I was totally drawn into his existential wanderings, I was in New Orleans (where I’ve never actually been) I could hear the voices of these characters, I ate their lunch. Ok, I didn’t eat their lunch, but you see what I mean? Walker Percy made me Binx Bolling. And he made me more me.

I was trying to figure out what I didn’t like about the last Gibsons’ Book Club selection, The Unlikely Pilgrimmage of Harold Fry. After the meeting, I felt a little churlish for stating my dislike strongly and also a little disappointed that nothing my fellow book club members said changed my mind (which has happened, and I’ve enjoyed, in the past). When I read The Moviegoer I got it.

On Ash Wednesday Binx thinks: “There is only one thing I can do: listen to people, see how they stick themselves into the world, hand them along a ways in their dark journeys and be handed along, and for good and selfish reasons.” This is the subtle, heartbreaking, tender, tenous, holy mess of life.
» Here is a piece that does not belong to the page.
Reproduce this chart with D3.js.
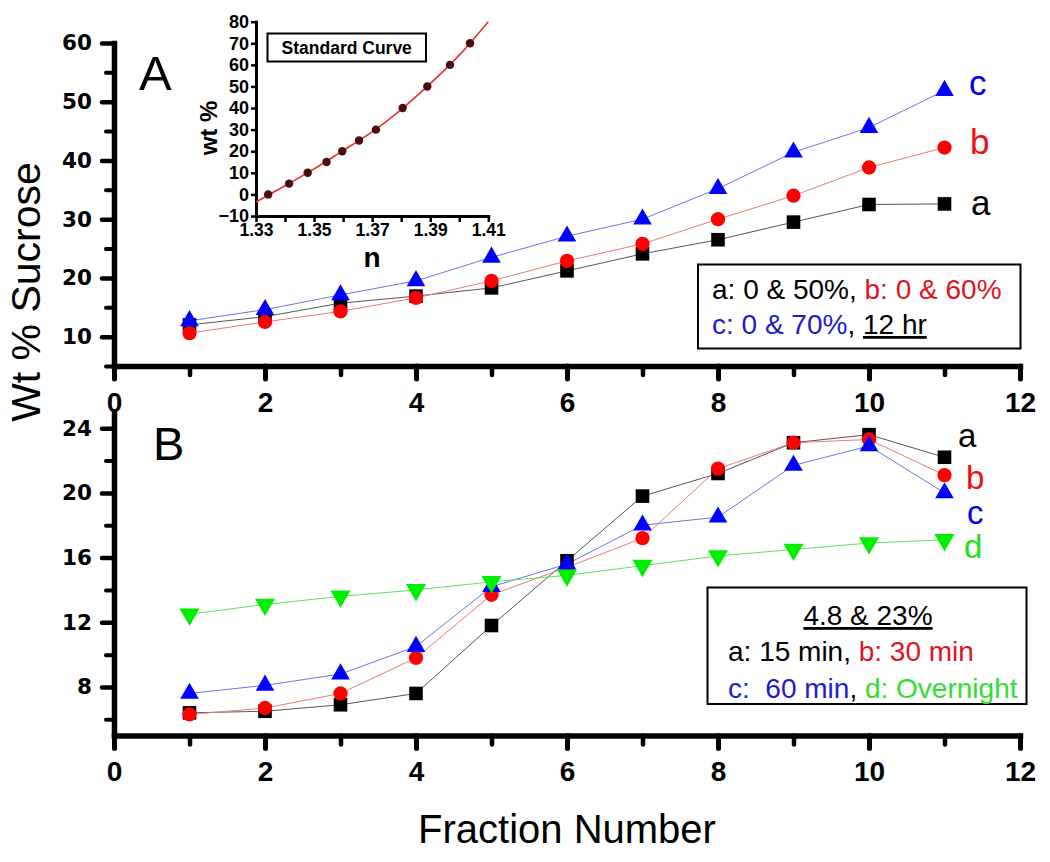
<!DOCTYPE html>
<html><head><meta charset="utf-8">
<script src="https://cdn.jsdelivr.net/npm/d3@7"></script>
<style>body{margin:0;background:#fff} svg{display:block} text{white-space:pre}</style>
</head><body><svg id="c" width="1050" height="862"></svg>
<script>
// ---------- data ----------
const fractions = [1,2,3,4,5,6,7,8,9,10,11];
const panelA_a = [12.0,13.4,15.7,16.9,18.3,21.2,24.1,26.5,29.5,32.5,32.6];
const panelA_b = [10.6,12.5,14.3,16.6,19.5,22.9,25.8,30.0,34.0,38.8,42.2];
const panelA_c = [12.7,14.6,17.1,19.5,23.5,27.1,30.0,35.2,41.4,45.6,51.9];
const panelB_a = [6.4,6.5,6.9,7.6,11.8,15.8,19.8,21.2,23.1,23.6,22.2];
const panelB_b = [6.3,6.7,7.6,9.8,13.7,15.4,17.2,21.5,23.1,23.3,21.1];
const panelB_c = [7.6,8.1,8.8,10.5,14.2,15.6,18.0,18.5,21.7,22.9,20.0];
const panelB_d = [12.5,13.1,13.6,14.0,14.5,14.9,15.5,16.1,16.5,16.9,17.1];
const stdN  = [1.3342,1.3414,1.3478,1.3543,1.3597,1.3655,1.3713,1.3805,1.3890,1.3968,1.4037];
const stdWt = [0,5,10,15,20,25,30,40,50,60,70];
const fitN  = [1.33,1.34,1.35,1.36,1.37,1.38,1.39,1.40,1.41];
const fitWt = [-3.5,4.0,11.8,20.3,29.0,39.3,51.3,64.5,80.0];
const xMajorTicks = [0,2,4,6,8,10,12];
const xMinorTicks = [1,3,5,7,9,11];
const yMajorA = [10,20,30,40,50,60];
const yMinorA = [5,15,25,35,45,55];
const yMajorB = [8,12,16,20,24];
const yMinorB = [6,10,14,18,22];
const insetXLabelTicks = [1.33,1.35,1.37,1.39,1.41];
const insetXAllTicks = [1.33,1.34,1.35,1.36,1.37,1.38,1.39,1.40,1.41];
const insetYTicks = [-10,0,10,20,30,40,50,60,70,80];

// ---------- setup ----------
const svg = d3.select("#c");
const AR = "Liberation Sans, Arial, sans-serif";
const DJ = "DejaVu Sans, sans-serif";

const x = d3.scaleLinear().domain([0,12]).range([114,1020]);
const yA = d3.scaleLinear().domain([5,60]).range([366,43]);
const yB = d3.scaleLinear().domain([5,25]).range([735.5,412]);
const xI = d3.scaleLinear().domain([1.33,1.41]).range([256,488.3]);
const yI = d3.scaleLinear().domain([-10,80]).range([216,21.7]);

function styleAxis(g, w){
  g.select(".domain").attr("stroke","#000").attr("stroke-width",w).attr("stroke-linecap","square");
}

function mainAxes(y, yMaj, yMin){
  const y0 = y.range()[0];
  const gxm = svg.append("g").attr("transform",`translate(0,${y0})`)
    .call(d3.axisBottom(x).tickValues(xMinorTicks).tickSize(9).tickFormat(""));
  gxm.select(".domain").remove();
  gxm.selectAll(".tick line").attr("stroke-width",4.5).attr("stroke-linecap","round");
  const gx = svg.append("g").attr("transform",`translate(0,${y0})`)
    .call(d3.axisBottom(x).tickValues(xMajorTicks).tickSize(13).tickSizeOuter(0).tickPadding(13).tickFormat(d3.format("d")));
  styleAxis(gx, 5.5);
  gx.selectAll(".tick line").attr("stroke-width",5).attr("stroke-linecap","round");
  gx.selectAll(".tick text").attr("font-family",AR).attr("font-weight","bold").attr("font-size",28).attr("fill","#000");
  const gym = svg.append("g").attr("transform",`translate(${x(0)},0)`)
    .call(d3.axisLeft(y).tickValues(yMin).tickSize(8).tickFormat(""));
  gym.select(".domain").remove();
  gym.selectAll(".tick line").attr("stroke-width",4).attr("stroke-linecap","round");
  const gy = svg.append("g").attr("transform",`translate(${x(0)},0)`)
    .call(d3.axisLeft(y).tickValues(yMaj).tickSize(12).tickSizeOuter(0).tickPadding(10).tickFormat(d3.format("d")));
  styleAxis(gy, 5.5);
  gy.selectAll(".tick line").attr("stroke-width",4.5).attr("stroke-linecap","round");
  gy.selectAll(".tick text").attr("font-family",DJ).attr("font-weight","bold").attr("font-size",21.5).attr("fill","#000");
}
mainAxes(yA, yMajorA, yMinorA);
mainAxes(yB, yMajorB, yMinorB);

// ---------- series ----------
const red="#ff0000", blue="#0000ff", green="#00ee00";
function series(y, vals, lineColor){
  const pts = fractions.map((f,i)=>[f, vals[i]]);
  svg.append("path").datum(pts)
    .attr("fill","none").attr("stroke",lineColor).attr("stroke-width",1)
    .attr("d", d3.line().x(d=>x(d[0])).y(d=>y(d[1])));
  return pts;
}
function markers(y, pts, fill, sym, size, rot){
  svg.append("g").selectAll("path").data(pts).join("path")
    .attr("d", d3.symbol().type(sym).size(size)())
    .attr("fill", fill)
    .attr("transform", d=>`translate(${x(d[0])},${y(d[1])}) rotate(${rot||0})`);
}
const A = [
  [panelA_a,"#555","#000",d3.symbolSquare,185,0],
  [panelA_b,"#f07878",red,d3.symbolCircle,160,0],
  [panelA_c,"#7070f0",blue,d3.symbolTriangle,150,0]
];
const Apts = A.map(s=>series(yA,s[0],s[1]));
A.forEach((s,i)=>markers(yA,Apts[i],s[2],s[3],s[4],s[5]));

const B = [
  [panelB_a,"#555","#000",d3.symbolSquare,185,0],
  [panelB_b,"#f07878",red,d3.symbolCircle,160,0],
  [panelB_c,"#7070f0",blue,d3.symbolTriangle,150,0],
  [panelB_d,"#60e060",green,d3.symbolTriangle,175,180]
];
const Bpts = B.map(s=>series(yB,s[0],s[1]));
B.forEach((s,i)=>markers(yB,Bpts[i],s[2],s[3],s[4],s[5]));

function label(txt, xx, yy, col, fs){
  svg.append("text").attr("x",xx).attr("y",yy).text(txt)
    .attr("font-family",AR).attr("font-size",fs).attr("fill",col);
}
label("c",969,95,"#0000ee",35); label("b",970,154,"#ee1111",35); label("a",971,215,"#000",35);
label("a",958,447,"#000",33); label("b",966,489,"#ee1111",33); label("c",967,524,"#0000ee",33); label("d",964,558,"#22dd22",33);

svg.append("text").attr("x",139).attr("y",90).text("A").attr("font-family",AR).attr("font-size",49);
svg.append("text").attr("x",153).attr("y",460).text("B").attr("font-family",AR).attr("font-size",47);

svg.append("text").attr("x",567).attr("y",843).attr("text-anchor","middle").text("Fraction Number")
  .attr("font-family",AR).attr("font-size",40);
svg.append("text").attr("transform","translate(40,292) rotate(-90)").attr("text-anchor","middle").text("Wt % Sucrose")
  .attr("font-family",AR).attr("font-size",41);

// ---------- legends ----------
const legA = svg.append("g");
legA.append("rect").attr("x",698).attr("y",264.5).attr("width",322.5).attr("height",84)
  .attr("fill","#fff").attr("stroke","#000").attr("stroke-width",2);
const la1 = legA.append("text").attr("x",712).attr("y",299).attr("font-family",AR).attr("font-size",28);
la1.append("tspan").attr("fill","#000").text("a: 0 & 50%, ");
la1.append("tspan").attr("fill","#e0141e").text("b: 0 & 60%");
const la2 = legA.append("text").attr("x",712).attr("y",334).attr("font-family",AR).attr("font-size",28);
la2.append("tspan").attr("fill","#1c1ccc").text("c: 0 & 70%");
la2.append("tspan").attr("fill","#000").text(", ");
la2.append("tspan").attr("fill","#000").attr("text-decoration","underline").text("12 hr");

const legB = svg.append("g");
legB.append("rect").attr("x",707.5).attr("y",587.5).attr("width",319).attr("height",116.5)
  .attr("fill","#fff").attr("stroke","#000").attr("stroke-width",2);
legB.append("text").attr("x",868).attr("y",625).attr("text-anchor","middle").attr("font-family",AR).attr("font-size",28)
  .attr("text-decoration","underline").text("4.8 & 23%");
const lb2 = legB.append("text").attr("x",728).attr("y",661).attr("font-family",AR).attr("font-size",28);
lb2.append("tspan").attr("fill","#000").text("a: 15 min, ");
lb2.append("tspan").attr("fill","#e0141e").text("b: 30 min");
const lb3 = legB.append("text").attr("x",728).attr("y",698).attr("font-family",AR).attr("font-size",28);
lb3.append("tspan").attr("fill","#1c1ccc").text("c:  60 min");
lb3.append("tspan").attr("fill","#000").text(", ");
lb3.append("tspan").attr("fill","#33dd33").text("d: Overnight");

// ---------- inset ----------
const ins = svg.append("g");
const gix = ins.append("g").attr("transform",`translate(0,${yI.range()[0]})`)
  .call(d3.axisBottom(xI).tickValues(insetXAllTicks).tickSize(6).tickSizeOuter(0).tickPadding(2)
    .tickFormat(d=> insetXLabelTicks.some(v=>Math.abs(v-d)<1e-9) ? d3.format(".2f")(d) : ""));
styleAxis(gix, 3);
gix.selectAll(".tick line").attr("stroke-width",2.5);
gix.selectAll(".tick text").attr("font-family",AR).attr("font-weight","bold").attr("font-size",17.5).attr("fill","#000");
const giy = ins.append("g").attr("transform",`translate(${xI.range()[0]},0)`)
  .call(d3.axisLeft(yI).tickValues(insetYTicks).tickSize(5).tickSizeOuter(0).tickPadding(2).tickFormat(d3.format("d")));
styleAxis(giy, 3);
giy.selectAll(".tick line").attr("stroke-width",2.5);
giy.selectAll(".tick text").attr("font-family",AR).attr("font-weight","bold").attr("font-size",18).attr("fill","#000");

ins.append("path").datum(fitN.map((n,i)=>[n,fitWt[i]]))
  .attr("fill","none").attr("stroke","#e83030").attr("stroke-width",1.6)
  .attr("d", d3.line().x(d=>xI(d[0])).y(d=>yI(d[1])).curve(d3.curveNatural));
ins.append("g").selectAll("circle").data(stdN.map((n,i)=>[n,stdWt[i]])).join("circle")
  .attr("cx",d=>xI(d[0])).attr("cy",d=>yI(d[1])).attr("r",4.2).attr("fill","#4a0d0d");

ins.append("rect").attr("x",267.5).attr("y",33.5).attr("width",158.5).attr("height",28)
  .attr("fill","#fff").attr("stroke","#000").attr("stroke-width",2);
ins.append("text").attr("x",346.7).attr("y",53.5).attr("text-anchor","middle").text("Standard Curve")
  .attr("font-family",AR).attr("font-weight","bold").attr("font-size",17.5);
ins.append("text").attr("x",372).attr("y",267).attr("text-anchor","middle").text("n")
  .attr("font-family",AR).attr("font-weight","bold").attr("font-size",28);
ins.append("text").attr("transform","translate(217,128) rotate(-90)").attr("text-anchor","middle").text("wt %")
  .attr("font-family",AR).attr("font-weight","bold").attr("font-size",24);
</script></body></html>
This is love and faith and doubt and every loss or gain a person can experience. When you’ve drunk in a masterpiece like The Moviegoer you don’t really need words to explain why some “it” books disappoint. You feel it in every cell.

Good books capture what it is to be human. When someone raves about a book and I read it and it doesn’t, in Seamus Heaney’s words, “catch the heart off guard and blow it open,” well, that’s disappointing. I’ll grant that some days, that’s not what I’m after. As my dear friend YeVette says, some days she doesn’t want to think, she just wants a dead body in her book. But when you’re looking for more, give Walker Percy a try. Just be ready for Binx to stay a while after you close the book.